En revanche, notre position est claire, je vous renvoie encore une fois à notre document de base dans son paragraphe “Mettre en avant nos convergences”, et titre “SAUVER l’UNITÉ DE LA NATION”: “L’unité et la concorde nationale semblent menacées depuis l’année 2018, date à laquelle les accords de Fomboni et la constitution adoptée en 2021 sont mis à terre par l’adoption en forceps d’une nouvelle constitution taillée sur mesure afin d’éterniser le Colonel Azali ASSOUMANI au pouvoir. La Convergence nationale réaffirme sa volonté de restaurer l’ordre constitutionnel et institutionnel et sacraliser l’autonomie des îles une fois que le régime dictatorial sera écarté du pouvoir. La souveraineté des Comores sur l’île de Mayotte sera recouverte”

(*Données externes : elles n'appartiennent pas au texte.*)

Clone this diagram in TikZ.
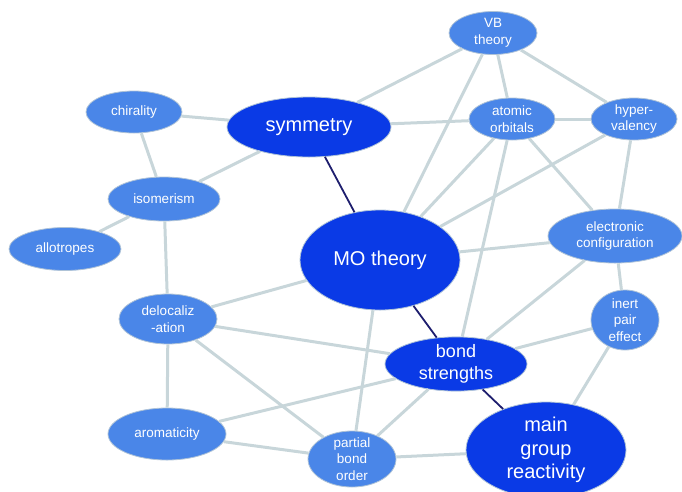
\documentclass[tikz,border=0pt]{standalone}
\usepackage{fontspec}
\setmainfont{Liberation Sans}
\usetikzlibrary{shapes.geometric}
\definecolor{smallblue}{RGB}{74,134,232}
\definecolor{bigblue}{RGB}{10,58,230}
\definecolor{rim}{RGB}{175,195,215}
\definecolor{linkgray}{RGB}{200,214,218}
\definecolor{darklink}{RGB}{30,30,110}

\begin{document}
\begin{tikzpicture}[x=1pt,y=-1pt]
\useasboundingbox (0,0) rectangle (682,491);
\begin{scope}[every node/.style={ellipse,fill=smallblue,draw=rim,line width=0.8pt,
    text=white,align=center,inner sep=0pt,font=\fontsize{13.5}{16.5}\selectfont}]
    \node[minimum width=88pt,minimum height=43pt] (VB) at (493,33) {VB\\theory};
    \node[minimum width=86pt,minimum height=42pt] (AO) at (512,119) {atomic\\orbitals};
    \node[minimum width=86pt,minimum height=42pt] (Hyp) at (634,119) {hyper-\\valency};
    \node[minimum width=96pt,minimum height=42pt] (Chir) at (134,112) {chirality};
    \node[minimum width=112pt,minimum height=44pt] (Iso) at (164,199) {isomerism};
    \node[minimum width=112pt,minimum height=43pt] (Allo) at (65,249) {allotropes};
    \node[minimum width=98pt,minimum height=50pt] (Deloc) at (168,319) {delocaliz\\-ation};
    \node[minimum width=118pt,minimum height=52pt] (Arom) at (167,434) {aromaticity};
    \node[minimum width=88pt,minimum height=56pt,inner ysep=-3pt] (PBO) at (352,459) {partial\\bond\\order};
    \node[minimum width=134pt,minimum height=54pt] (EC) at (615,236) {electronic\\configuration};
    \node[minimum width=68pt,minimum height=60pt,inner ysep=-2pt] (IPE) at (625,320) {inert\\pair\\effect};
\end{scope}

\begin{scope}[every node/.style={ellipse,fill=bigblue,draw=rim,line width=0.8pt,
    text=white,align=center,inner sep=0pt,font=\fontsize{20}{23.5}\selectfont}]
    \node[minimum width=164pt,minimum height=60pt] (Sym) at (309,127) {symmetry};
    \node[minimum width=160pt,minimum height=100pt] (MO) at (380,260) {MO theory};
    \node[minimum width=142pt,minimum height=50pt,font=\fontsize{18}{21.5}\selectfont] (BS) at (456,364) {bond\\strengths};
    \node[minimum width=160pt,minimum height=96pt] (MGR) at (546,450) {main\\group\\reactivity};
\end{scope}

\begin{scope}[every edge/.style={draw=linkgray,line width=3pt}]
              \path (Chir) edge (Sym);
              \path (Chir) edge (Iso);
              \path (Iso) edge (Sym);
              \path (Iso) edge (Allo);
              \path (Iso) edge (Deloc);
              \path (Sym) edge (VB);
              \path (Sym) edge (AO);
              \path (VB) edge (AO);
              \path (VB) edge (Hyp);
              \path (VB) edge (MO);
              \path (AO) edge (Hyp);
              \path (AO) edge (MO);
              \path (AO) edge (BS);
              \path (AO) edge (EC);
              \path (Hyp) edge (MO);
              \path (Hyp) edge (EC);
              \path (EC) edge (MO);
              \path (EC) edge (BS);
              \path (EC) edge (IPE);
              \path (IPE) edge (BS);
              \path (IPE) edge (MGR);
              \path (MO) edge (Deloc);
              \path (MO) edge (PBO);
              \path (Deloc) edge (BS);
              \path (Deloc) edge (PBO);
              \path (Deloc) edge (Arom);
              \path (Arom) edge (BS);
              \path (Arom) edge (PBO);
              \path (PBO) edge (BS);
              \path (PBO) edge (MGR);
\end{scope}

\begin{scope}[every edge/.style={draw=darklink,line width=1.8pt}]
              \path (Sym) edge (MO);
              \path (MO) edge (BS);
              \path (BS) edge (MGR);
\end{scope}
\end{tikzpicture}
\end{document}
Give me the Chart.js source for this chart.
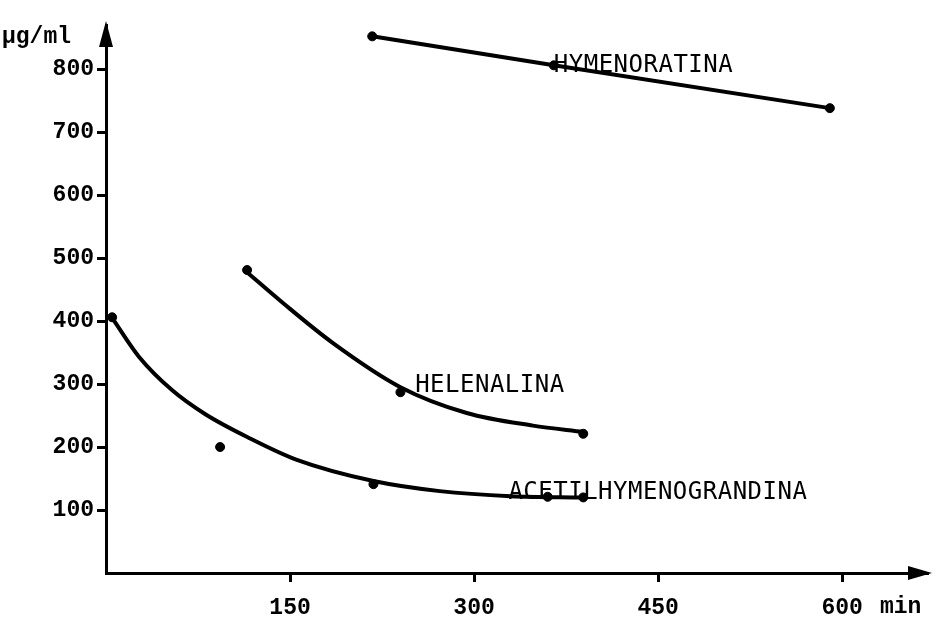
<!DOCTYPE html>
<html>
<head>
<meta charset="utf-8">
<script src="https://cdn.jsdelivr.net/npm/chart.js@4.4.1/dist/chart.umd.min.js"></script>
<style>
  html, body { margin: 0; padding: 0; background: #fff; }
  #wrap { width: 934px; height: 619px; }
</style>
</head>
<body>
<div id="wrap"><canvas id="conc"></canvas></div>
<script>
// tick labels
const xTicks = [150, 300, 450, 600];
const yTicks = [100, 200, 300, 400, 500, 600, 700, 800];

// measured points (min, µg/ml)
const hymenoratina = [{x: 217, y: 852}, {x: 365, y: 806}, {x: 590, y: 738}];
const helenalina = [{x: 115, y: 481}, {x: 240, y: 287}, {x: 389, y: 221}];
const acetilPoints = [{x: 5, y: 406}, {x: 93, y: 200}, {x: 218, y: 141}, {x: 360, y: 121}, {x: 389, y: 120}];

// hand-drawn fitted curves
const helenalinaCurve = [{x: 114, y: 479}, {x: 144, y: 429}, {x: 185, y: 365}, {x: 240, y: 295}, {x: 294, y: 254}, {x: 348, y: 234}, {x: 389, y: 224}];
const acetilCurve = [{x: 5, y: 405}, {x: 27, y: 343}, {x: 54, y: 290}, {x: 81, y: 252}, {x: 117, y: 214}, {x: 155, y: 180}, {x: 218, y: 146}, {x: 272, y: 130}, {x: 330, y: 122}, {x: 389, y: 120}];

// series names, anchored in data units (left edge, middle of text)
const seriesLabels = [
    {text: 'HYMENORATINA', x: 365, y: 806},
    {text: 'HELENALINA', x: 252, y: 298},
    {text: 'ACETILHYMENOGRANDINA', x: 328, y: 127}
];

const monoBold = {family: "'Liberation Mono', 'DejaVu Sans Mono', monospace", size: 23, weight: 'bold'};

// arrows, axis units and series names
const extras = {
    id: 'extras',
    afterDraw(chart) {
        const ctx = chart.ctx;
        const a = chart.chartArea;
        const xs = chart.scales.x, ys = chart.scales.y;
        ctx.save();
        ctx.fillStyle = '#000';
        // y axis arrow
        ctx.beginPath();
        ctx.moveTo(a.left, a.top - 4);
        ctx.lineTo(a.left - 7, a.top + 22);
        ctx.lineTo(a.left + 7, a.top + 22);
        ctx.closePath();
        ctx.fill();
        // x axis arrow
        ctx.beginPath();
        ctx.moveTo(a.right + 4, a.bottom);
        ctx.lineTo(a.right - 20, a.bottom - 7);
        ctx.lineTo(a.right - 20, a.bottom + 7);
        ctx.closePath();
        ctx.fill();

        ctx.font = "bold 23px 'Liberation Mono', 'DejaVu Sans Mono', monospace";
        ctx.textBaseline = 'middle';
        ctx.textAlign = 'left';
        ctx.fillText('µg/ml', 2, a.top + 12);
        ctx.fillText('min', 880, a.bottom + 34);

        ctx.font = "24px 'DejaVu Sans Mono', monospace";
        ctx.letterSpacing = '0.5px';
        seriesLabels.forEach(l => {
            ctx.fillText(l.text, xs.getPixelForValue(l.x), ys.getPixelForValue(l.y));
        });
        ctx.restore();
    }
};

const marker = {showLine: false, backgroundColor: '#000', borderColor: '#000', pointRadius: 4.5, pointBorderWidth: 1, pointStyle: 'circle'};
const curve = {borderColor: '#000', borderWidth: 4, cubicInterpolationMode: 'monotone', pointRadius: 0};

new Chart(document.getElementById('conc'), {
    type: 'line',
    data: {
        datasets: [
            {label: 'HYMENORATINA', data: hymenoratina, borderColor: '#000', backgroundColor: '#000', borderWidth: 4, tension: 0, pointRadius: 4.5, pointBorderWidth: 1},
            {label: 'HELENALINA curve', data: helenalinaCurve, ...curve},
            {label: 'HELENALINA', data: helenalina, ...marker},
            {label: 'ACETILHYMENOGRANDINA curve', data: acetilCurve, ...curve},
            {label: 'ACETILHYMENOGRANDINA', data: acetilPoints, ...marker}
        ]
    },
    options: {
        responsive: true,
        maintainAspectRatio: false,
        animation: false,
        layout: {padding: {top: 25, right: 6, left: 0, bottom: 0}},
        plugins: {
            legend: {display: false},
            tooltip: {enabled: false}
        },
        scales: {
            x: {
                type: 'linear',
                min: 0,
                max: 670,
                afterBuildTicks: s => { s.ticks = xTicks.map(v => ({value: v})); },
                afterFit: s => { s.height = 46; },
                border: {display: true, color: '#000', width: 3},
                grid: {drawOnChartArea: false, drawTicks: true, tickLength: 9, tickWidth: 3, color: '#000'},
                ticks: {color: '#000', font: monoBold, padding: 12, maxRotation: 0}
            },
            y: {
                min: 0,
                max: 870,
                afterBuildTicks: s => { s.ticks = yTicks.map(v => ({value: v})); },
                afterFit: s => { s.width = 106; },
                border: {display: true, color: '#000', width: 3},
                grid: {drawOnChartArea: false, drawTicks: true, tickLength: 9, tickWidth: 3, color: '#000'},
                ticks: {color: '#000', font: monoBold, padding: 3}
            }
        }
    },
    plugins: [extras]
});
</script>
</body>
</html>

Masiwa – Pour le combat contre le gouvernement en place, l’opposition sollicite tout le temps la communauté internationale qui s’est avérée, à maintes reprises, impuissante. N’est-il pas temps de changer de logiciel ?
Ahmadou Mze Soilihi – Bien sûr qu’il faut changer de logiciel, et ce au moins depuis l’expérience récente que nous avons eue avec l’émissaire et médiateur de l’UA, M. Madeira qui a été dépêché aux Comores pour valider l’élection irrégulière du Colonel Azali Assoumani en 2002. Pareil pour les élections successives d’Azali, l’Union Africaine se conforme aux résultats publiés par les organes et les institutions du pays, car par principe les 54 pays membres de l’Union Africaine sont souverains en matière électorale. Et par conséquent, pour garder le pouvoir en Afrique, il suffit de mettre des pions dans les institutions chargées d’organiser et valider les élections. Dans ces conditions, jamais au grand jamais, la position de l’Union Africaine ou celle de toute autre organisation présente sur le territoire ne viendrait mettre en cause les résultats officiels d’un pays souverain. Le mécanisme de vol électoral est structurel et institutionnalisé par le Colonel Azali Assoumani dès son retour au pouvoir et il en fait son point d’appui depuis qu’il a décidé de supprimer la cour constitutionnelle. Cet acte anticonstitutionnel fut le fondement et le début de la décadence institutionnelle de notre pays et il faudrait le corriger dès qu’un État de droit sera de retour au pays.